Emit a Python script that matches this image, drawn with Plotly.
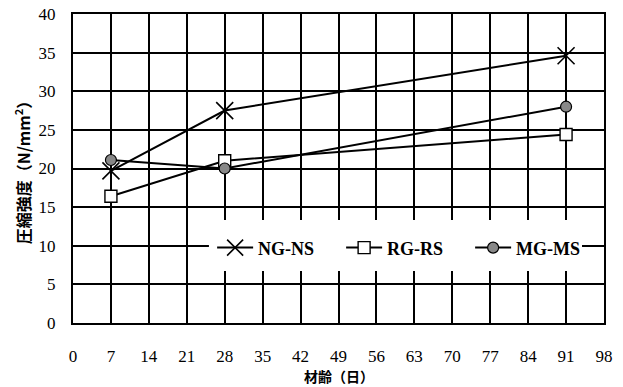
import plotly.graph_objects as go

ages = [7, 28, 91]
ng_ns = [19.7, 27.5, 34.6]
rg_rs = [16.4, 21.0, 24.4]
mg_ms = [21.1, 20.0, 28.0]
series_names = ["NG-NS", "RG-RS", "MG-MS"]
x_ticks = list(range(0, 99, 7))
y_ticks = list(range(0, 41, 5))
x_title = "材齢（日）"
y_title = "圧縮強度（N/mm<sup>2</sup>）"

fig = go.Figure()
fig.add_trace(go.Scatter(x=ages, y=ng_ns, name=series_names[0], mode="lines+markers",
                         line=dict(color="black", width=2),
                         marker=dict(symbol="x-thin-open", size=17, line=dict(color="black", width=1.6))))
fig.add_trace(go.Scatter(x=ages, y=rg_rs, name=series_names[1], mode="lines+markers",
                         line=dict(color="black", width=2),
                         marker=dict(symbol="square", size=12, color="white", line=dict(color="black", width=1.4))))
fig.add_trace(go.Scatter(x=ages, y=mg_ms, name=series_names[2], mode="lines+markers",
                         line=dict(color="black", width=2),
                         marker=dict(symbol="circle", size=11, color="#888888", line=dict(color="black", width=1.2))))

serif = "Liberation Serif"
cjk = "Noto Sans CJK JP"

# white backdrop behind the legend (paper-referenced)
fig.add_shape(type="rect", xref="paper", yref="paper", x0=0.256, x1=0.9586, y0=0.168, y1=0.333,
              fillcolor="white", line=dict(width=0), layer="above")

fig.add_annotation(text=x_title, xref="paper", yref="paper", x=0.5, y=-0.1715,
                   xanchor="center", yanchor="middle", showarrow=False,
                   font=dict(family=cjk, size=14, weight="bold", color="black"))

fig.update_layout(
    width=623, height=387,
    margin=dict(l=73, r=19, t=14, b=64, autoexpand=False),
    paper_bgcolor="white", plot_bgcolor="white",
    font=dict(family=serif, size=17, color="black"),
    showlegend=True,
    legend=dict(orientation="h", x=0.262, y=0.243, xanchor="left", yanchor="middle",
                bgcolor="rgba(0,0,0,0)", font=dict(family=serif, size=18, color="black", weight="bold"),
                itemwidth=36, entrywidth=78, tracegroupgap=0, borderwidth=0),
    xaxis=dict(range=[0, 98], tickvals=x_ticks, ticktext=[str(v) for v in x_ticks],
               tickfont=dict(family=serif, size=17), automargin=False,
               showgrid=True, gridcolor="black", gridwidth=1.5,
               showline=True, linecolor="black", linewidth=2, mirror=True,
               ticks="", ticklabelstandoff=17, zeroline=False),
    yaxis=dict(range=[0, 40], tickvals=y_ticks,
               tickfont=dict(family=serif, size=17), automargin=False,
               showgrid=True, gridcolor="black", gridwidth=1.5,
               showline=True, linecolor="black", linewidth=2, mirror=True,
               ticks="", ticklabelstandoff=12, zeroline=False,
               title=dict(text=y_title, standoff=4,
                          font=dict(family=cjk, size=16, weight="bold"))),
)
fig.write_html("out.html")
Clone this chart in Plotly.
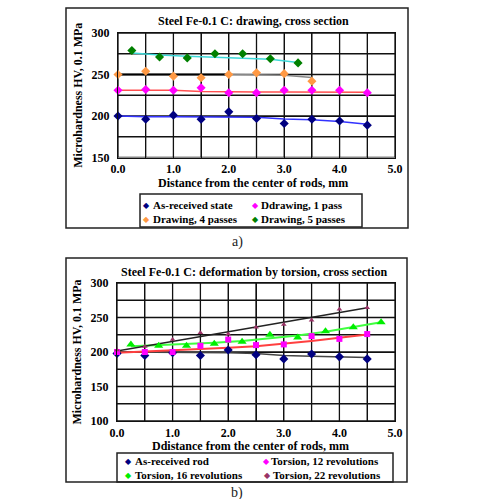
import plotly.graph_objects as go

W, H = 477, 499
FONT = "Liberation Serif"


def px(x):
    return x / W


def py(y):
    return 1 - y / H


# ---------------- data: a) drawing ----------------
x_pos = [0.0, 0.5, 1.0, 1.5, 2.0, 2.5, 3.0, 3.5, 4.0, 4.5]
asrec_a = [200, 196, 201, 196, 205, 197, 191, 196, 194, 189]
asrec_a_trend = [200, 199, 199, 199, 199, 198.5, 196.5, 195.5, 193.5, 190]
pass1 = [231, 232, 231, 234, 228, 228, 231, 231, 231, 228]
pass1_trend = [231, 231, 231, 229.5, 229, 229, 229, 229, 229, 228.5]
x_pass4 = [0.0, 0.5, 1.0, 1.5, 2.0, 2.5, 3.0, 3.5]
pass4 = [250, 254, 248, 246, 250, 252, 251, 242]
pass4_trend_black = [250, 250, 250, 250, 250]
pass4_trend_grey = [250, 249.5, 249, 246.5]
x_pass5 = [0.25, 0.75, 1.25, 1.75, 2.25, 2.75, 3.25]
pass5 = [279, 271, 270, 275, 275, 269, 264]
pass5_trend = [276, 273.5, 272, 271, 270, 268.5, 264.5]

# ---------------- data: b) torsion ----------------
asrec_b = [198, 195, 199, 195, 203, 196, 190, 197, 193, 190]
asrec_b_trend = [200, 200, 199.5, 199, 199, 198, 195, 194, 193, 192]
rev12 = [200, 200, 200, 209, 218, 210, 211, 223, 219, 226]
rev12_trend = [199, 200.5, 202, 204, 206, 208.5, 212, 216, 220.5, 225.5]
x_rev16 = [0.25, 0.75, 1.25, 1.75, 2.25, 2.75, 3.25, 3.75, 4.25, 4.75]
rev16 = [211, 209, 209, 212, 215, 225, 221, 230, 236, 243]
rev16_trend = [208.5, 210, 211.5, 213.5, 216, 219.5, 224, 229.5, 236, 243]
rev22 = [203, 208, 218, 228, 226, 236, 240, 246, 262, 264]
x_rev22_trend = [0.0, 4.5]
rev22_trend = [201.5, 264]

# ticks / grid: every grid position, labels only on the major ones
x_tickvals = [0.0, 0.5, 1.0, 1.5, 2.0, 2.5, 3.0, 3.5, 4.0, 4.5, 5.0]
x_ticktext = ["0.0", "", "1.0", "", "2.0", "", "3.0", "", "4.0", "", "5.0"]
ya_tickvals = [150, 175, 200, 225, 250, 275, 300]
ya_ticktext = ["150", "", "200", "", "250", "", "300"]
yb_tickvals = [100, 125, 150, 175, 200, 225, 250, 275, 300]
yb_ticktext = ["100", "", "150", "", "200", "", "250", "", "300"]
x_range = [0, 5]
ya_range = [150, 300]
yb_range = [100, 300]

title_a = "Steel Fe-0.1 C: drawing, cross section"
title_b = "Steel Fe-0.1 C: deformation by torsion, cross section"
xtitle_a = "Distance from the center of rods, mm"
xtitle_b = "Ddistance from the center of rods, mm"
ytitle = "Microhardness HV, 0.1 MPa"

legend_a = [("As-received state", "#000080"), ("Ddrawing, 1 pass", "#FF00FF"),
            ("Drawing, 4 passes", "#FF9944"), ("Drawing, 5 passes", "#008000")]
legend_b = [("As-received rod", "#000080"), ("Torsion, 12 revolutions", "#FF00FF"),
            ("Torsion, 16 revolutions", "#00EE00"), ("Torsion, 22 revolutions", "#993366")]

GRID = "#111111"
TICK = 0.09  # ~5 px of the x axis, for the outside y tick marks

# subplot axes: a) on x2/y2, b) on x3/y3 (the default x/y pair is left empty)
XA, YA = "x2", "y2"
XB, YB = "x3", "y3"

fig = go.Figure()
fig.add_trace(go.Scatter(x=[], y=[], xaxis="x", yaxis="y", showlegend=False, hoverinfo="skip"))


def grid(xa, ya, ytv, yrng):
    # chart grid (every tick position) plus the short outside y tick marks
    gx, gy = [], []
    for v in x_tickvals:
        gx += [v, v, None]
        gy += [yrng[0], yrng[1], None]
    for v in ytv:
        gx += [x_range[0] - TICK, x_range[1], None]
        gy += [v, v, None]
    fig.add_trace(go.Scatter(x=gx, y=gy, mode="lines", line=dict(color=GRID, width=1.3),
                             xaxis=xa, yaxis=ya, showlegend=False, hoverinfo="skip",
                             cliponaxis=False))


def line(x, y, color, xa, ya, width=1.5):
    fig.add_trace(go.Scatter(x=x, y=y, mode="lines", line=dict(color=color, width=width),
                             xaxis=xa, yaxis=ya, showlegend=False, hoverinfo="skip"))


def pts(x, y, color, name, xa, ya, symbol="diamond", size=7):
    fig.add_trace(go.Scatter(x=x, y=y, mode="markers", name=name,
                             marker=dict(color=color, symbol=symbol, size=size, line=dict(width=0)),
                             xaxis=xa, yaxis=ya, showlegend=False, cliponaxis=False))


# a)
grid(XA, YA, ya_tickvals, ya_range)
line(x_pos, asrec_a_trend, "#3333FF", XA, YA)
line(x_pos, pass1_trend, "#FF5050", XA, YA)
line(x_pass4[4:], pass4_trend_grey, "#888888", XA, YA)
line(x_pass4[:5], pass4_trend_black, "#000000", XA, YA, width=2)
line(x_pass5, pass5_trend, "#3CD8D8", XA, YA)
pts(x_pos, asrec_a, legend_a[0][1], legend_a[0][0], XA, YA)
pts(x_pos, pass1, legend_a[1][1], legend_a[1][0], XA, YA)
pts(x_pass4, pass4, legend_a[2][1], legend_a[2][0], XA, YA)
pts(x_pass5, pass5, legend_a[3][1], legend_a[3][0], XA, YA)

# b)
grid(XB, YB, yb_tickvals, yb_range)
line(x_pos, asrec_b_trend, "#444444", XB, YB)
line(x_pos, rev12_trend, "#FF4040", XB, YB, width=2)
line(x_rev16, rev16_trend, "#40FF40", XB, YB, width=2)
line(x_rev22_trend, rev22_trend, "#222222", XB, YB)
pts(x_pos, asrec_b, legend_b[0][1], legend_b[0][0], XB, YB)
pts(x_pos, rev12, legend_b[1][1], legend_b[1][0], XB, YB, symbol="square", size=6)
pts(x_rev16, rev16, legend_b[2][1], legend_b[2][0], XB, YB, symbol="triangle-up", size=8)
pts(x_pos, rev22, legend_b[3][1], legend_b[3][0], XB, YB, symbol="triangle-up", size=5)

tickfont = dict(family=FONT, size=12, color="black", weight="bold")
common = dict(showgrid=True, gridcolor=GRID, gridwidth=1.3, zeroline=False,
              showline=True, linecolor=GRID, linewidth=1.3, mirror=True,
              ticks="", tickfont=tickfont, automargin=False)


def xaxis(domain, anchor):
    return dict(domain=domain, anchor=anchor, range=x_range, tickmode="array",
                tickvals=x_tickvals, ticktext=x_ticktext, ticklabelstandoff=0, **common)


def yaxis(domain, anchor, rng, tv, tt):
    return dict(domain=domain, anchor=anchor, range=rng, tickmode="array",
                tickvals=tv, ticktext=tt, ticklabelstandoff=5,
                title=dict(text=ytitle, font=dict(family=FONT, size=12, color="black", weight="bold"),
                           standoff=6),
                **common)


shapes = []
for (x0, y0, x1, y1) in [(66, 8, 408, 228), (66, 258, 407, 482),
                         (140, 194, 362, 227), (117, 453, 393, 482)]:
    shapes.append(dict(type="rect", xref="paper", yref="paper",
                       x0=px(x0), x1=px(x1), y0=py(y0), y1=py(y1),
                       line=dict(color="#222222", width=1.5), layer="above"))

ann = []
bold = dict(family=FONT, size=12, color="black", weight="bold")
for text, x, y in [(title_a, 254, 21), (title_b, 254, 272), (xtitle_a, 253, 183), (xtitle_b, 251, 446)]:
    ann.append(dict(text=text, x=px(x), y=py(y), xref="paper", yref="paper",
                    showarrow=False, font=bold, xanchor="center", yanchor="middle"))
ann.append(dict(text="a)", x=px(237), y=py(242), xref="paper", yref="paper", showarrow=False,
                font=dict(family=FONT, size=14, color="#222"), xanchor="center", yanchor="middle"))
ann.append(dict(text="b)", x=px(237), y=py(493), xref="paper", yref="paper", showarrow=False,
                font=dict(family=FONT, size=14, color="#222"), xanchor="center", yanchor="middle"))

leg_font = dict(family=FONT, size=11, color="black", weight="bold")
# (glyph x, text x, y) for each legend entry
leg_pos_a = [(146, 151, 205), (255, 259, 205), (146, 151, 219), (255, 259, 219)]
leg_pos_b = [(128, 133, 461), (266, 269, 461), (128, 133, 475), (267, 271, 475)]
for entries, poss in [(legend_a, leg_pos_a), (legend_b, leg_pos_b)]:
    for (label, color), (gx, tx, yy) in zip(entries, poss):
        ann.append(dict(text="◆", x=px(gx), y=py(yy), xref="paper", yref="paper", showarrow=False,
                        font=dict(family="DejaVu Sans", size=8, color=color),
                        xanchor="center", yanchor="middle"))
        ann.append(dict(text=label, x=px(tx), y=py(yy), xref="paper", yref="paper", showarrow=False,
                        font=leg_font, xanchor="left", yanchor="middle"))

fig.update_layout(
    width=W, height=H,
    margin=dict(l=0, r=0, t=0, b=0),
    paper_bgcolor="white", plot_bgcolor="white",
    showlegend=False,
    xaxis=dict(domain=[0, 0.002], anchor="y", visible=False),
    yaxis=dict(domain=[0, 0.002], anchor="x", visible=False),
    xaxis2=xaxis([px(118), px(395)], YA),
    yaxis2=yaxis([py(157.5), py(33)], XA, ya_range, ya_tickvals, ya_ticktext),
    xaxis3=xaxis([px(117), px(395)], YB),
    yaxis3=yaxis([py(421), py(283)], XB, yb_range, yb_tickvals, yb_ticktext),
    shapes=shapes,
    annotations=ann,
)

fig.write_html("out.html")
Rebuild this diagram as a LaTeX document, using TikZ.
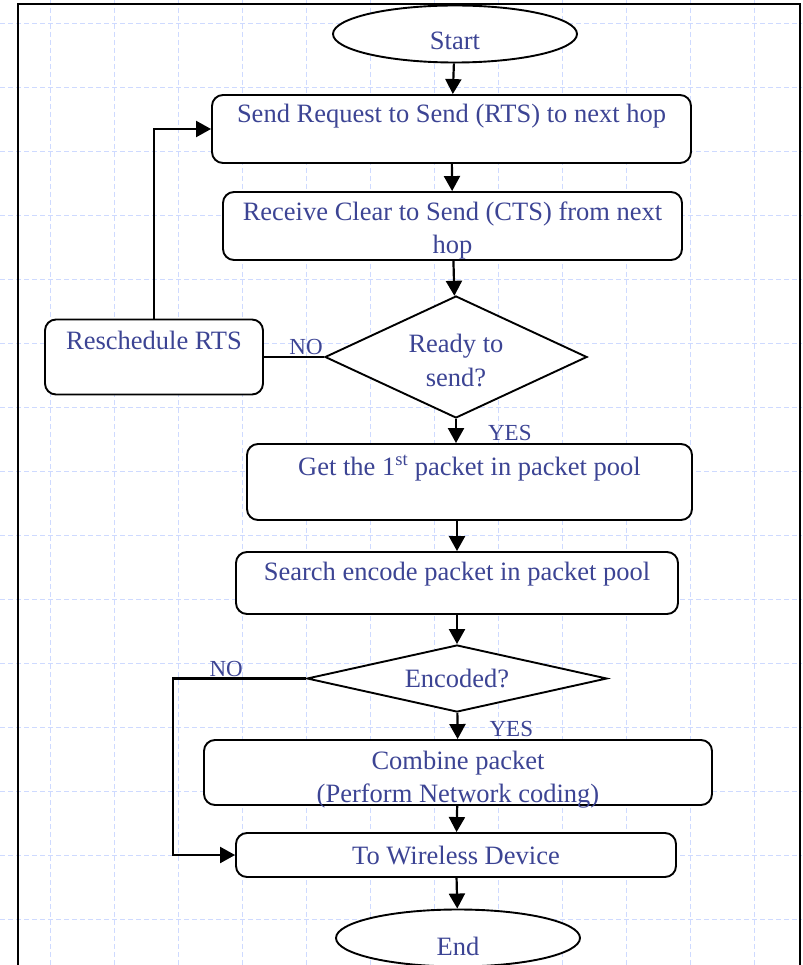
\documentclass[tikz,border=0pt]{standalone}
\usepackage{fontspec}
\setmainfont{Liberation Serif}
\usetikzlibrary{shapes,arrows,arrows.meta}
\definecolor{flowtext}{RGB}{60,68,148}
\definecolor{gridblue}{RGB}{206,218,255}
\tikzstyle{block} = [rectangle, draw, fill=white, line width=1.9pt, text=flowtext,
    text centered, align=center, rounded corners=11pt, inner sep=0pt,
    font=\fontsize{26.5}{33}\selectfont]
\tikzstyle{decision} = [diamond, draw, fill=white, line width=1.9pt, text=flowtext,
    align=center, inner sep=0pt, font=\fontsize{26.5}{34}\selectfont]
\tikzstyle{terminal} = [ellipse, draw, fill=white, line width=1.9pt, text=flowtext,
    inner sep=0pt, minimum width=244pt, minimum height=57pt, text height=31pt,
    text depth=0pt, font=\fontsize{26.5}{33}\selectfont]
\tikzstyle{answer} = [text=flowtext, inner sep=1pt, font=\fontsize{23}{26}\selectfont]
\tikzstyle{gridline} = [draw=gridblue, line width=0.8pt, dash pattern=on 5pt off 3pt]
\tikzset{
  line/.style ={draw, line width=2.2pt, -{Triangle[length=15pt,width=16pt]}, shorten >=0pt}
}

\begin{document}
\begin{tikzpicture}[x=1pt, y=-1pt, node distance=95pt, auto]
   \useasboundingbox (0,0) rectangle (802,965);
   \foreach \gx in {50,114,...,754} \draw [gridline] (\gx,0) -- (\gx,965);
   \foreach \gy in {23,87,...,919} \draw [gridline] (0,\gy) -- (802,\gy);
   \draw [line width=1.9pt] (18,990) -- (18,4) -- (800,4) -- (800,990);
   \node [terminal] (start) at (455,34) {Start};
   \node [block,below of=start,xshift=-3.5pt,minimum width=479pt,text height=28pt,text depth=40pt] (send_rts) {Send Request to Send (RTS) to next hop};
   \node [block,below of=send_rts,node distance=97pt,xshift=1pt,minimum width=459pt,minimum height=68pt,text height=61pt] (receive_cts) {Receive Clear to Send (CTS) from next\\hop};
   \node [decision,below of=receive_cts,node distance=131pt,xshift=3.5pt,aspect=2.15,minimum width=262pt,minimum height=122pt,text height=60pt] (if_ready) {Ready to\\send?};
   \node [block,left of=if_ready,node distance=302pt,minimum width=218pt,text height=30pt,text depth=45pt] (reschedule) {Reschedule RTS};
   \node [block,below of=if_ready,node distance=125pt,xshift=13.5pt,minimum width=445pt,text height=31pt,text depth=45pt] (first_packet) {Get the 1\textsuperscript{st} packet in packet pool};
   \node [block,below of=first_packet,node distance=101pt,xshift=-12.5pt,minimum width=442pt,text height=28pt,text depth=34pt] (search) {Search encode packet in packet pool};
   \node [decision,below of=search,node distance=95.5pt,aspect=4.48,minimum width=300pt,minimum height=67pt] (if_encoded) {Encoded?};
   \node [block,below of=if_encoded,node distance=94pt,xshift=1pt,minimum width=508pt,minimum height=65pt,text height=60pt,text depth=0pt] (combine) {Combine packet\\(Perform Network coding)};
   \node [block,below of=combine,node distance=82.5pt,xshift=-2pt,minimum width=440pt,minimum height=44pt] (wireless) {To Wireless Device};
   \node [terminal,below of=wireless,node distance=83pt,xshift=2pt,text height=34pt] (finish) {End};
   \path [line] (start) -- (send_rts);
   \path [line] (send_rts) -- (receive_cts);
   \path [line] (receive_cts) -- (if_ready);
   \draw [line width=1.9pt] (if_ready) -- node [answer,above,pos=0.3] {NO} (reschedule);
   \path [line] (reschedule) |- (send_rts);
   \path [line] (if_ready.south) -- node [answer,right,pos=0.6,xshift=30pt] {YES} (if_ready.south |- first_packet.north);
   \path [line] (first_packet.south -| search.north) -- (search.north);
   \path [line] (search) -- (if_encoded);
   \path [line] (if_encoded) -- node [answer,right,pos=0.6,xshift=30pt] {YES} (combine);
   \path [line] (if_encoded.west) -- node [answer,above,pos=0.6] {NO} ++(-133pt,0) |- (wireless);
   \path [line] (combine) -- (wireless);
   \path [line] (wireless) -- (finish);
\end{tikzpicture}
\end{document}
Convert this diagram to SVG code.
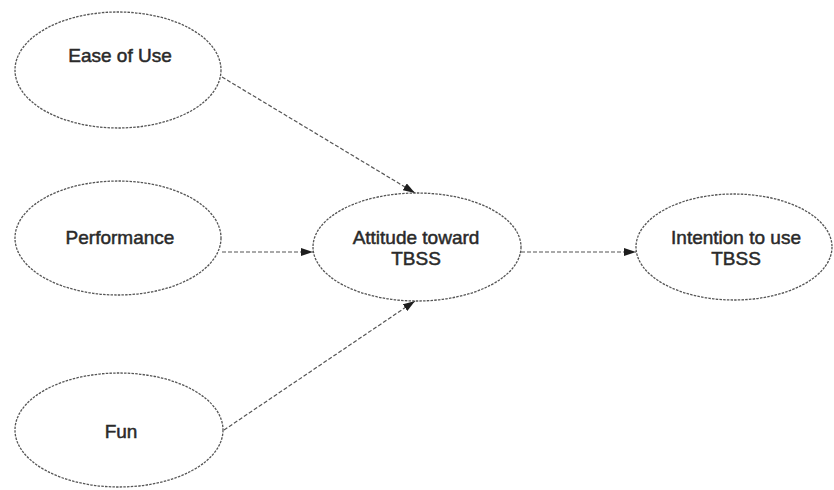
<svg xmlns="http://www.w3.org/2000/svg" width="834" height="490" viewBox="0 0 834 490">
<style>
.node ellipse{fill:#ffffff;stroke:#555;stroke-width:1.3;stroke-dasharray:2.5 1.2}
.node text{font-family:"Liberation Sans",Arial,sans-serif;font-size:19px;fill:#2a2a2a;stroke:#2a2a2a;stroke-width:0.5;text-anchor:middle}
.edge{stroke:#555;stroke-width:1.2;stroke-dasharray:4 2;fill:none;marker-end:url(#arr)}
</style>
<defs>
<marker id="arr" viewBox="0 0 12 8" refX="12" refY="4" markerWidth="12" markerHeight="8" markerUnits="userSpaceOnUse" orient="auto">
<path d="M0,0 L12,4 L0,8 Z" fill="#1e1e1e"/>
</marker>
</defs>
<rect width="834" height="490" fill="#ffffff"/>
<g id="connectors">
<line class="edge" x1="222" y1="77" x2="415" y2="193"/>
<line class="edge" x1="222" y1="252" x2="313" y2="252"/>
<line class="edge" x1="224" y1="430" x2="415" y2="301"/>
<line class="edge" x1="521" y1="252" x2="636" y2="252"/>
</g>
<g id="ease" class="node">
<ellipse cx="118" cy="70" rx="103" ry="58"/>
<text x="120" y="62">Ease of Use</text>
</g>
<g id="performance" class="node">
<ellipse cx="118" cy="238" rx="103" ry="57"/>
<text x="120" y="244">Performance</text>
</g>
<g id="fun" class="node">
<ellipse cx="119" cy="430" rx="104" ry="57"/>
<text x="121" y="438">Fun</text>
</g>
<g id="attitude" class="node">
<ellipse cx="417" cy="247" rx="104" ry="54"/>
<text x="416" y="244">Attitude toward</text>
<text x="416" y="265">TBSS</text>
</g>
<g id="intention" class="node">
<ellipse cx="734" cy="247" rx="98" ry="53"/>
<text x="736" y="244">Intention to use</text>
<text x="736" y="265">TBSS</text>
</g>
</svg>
= = = = = = =
PROBLEM
Print everything from the line with "Clone this chart in Plotly." down to the line with "pass5_trend = [276, 273.5, 272, 271, 270, 268.5, 264.5]" in the entries above, both lines included and nothing more, without the pictures.

COMPLETED TASK
Clone this chart in Plotly.
import plotly.graph_objects as go

W, H = 477, 499
FONT = "Liberation Serif"


def px(x):
    return x / W


def py(y):
    return 1 - y / H


# ---------------- data: a) drawing ----------------
x_pos = [0.0, 0.5, 1.0, 1.5, 2.0, 2.5, 3.0, 3.5, 4.0, 4.5]
asrec_a = [200, 196, 201, 196, 205, 197, 191, 196, 194, 189]
asrec_a_trend = [200, 199, 199, 199, 199, 198.5, 196.5, 195.5, 193.5, 190]
pass1 = [231, 232, 231, 234, 228, 228, 231, 231, 231, 228]
pass1_trend = [231, 231, 231, 229.5, 229, 229, 229, 229, 229, 228.5]
x_pass4 = [0.0, 0.5, 1.0, 1.5, 2.0, 2.5, 3.0, 3.5]
pass4 = [250, 254, 248, 246, 250, 252, 251, 242]
pass4_trend_black = [250, 250, 250, 250, 250]
pass4_trend_grey = [250, 249.5, 249, 246.5]
x_pass5 = [0.25, 0.75, 1.25, 1.75, 2.25, 2.75, 3.25]
pass5 = [279, 271, 270, 275, 275, 269, 264]
pass5_trend = [276, 273.5, 272, 271, 270, 268.5, 264.5]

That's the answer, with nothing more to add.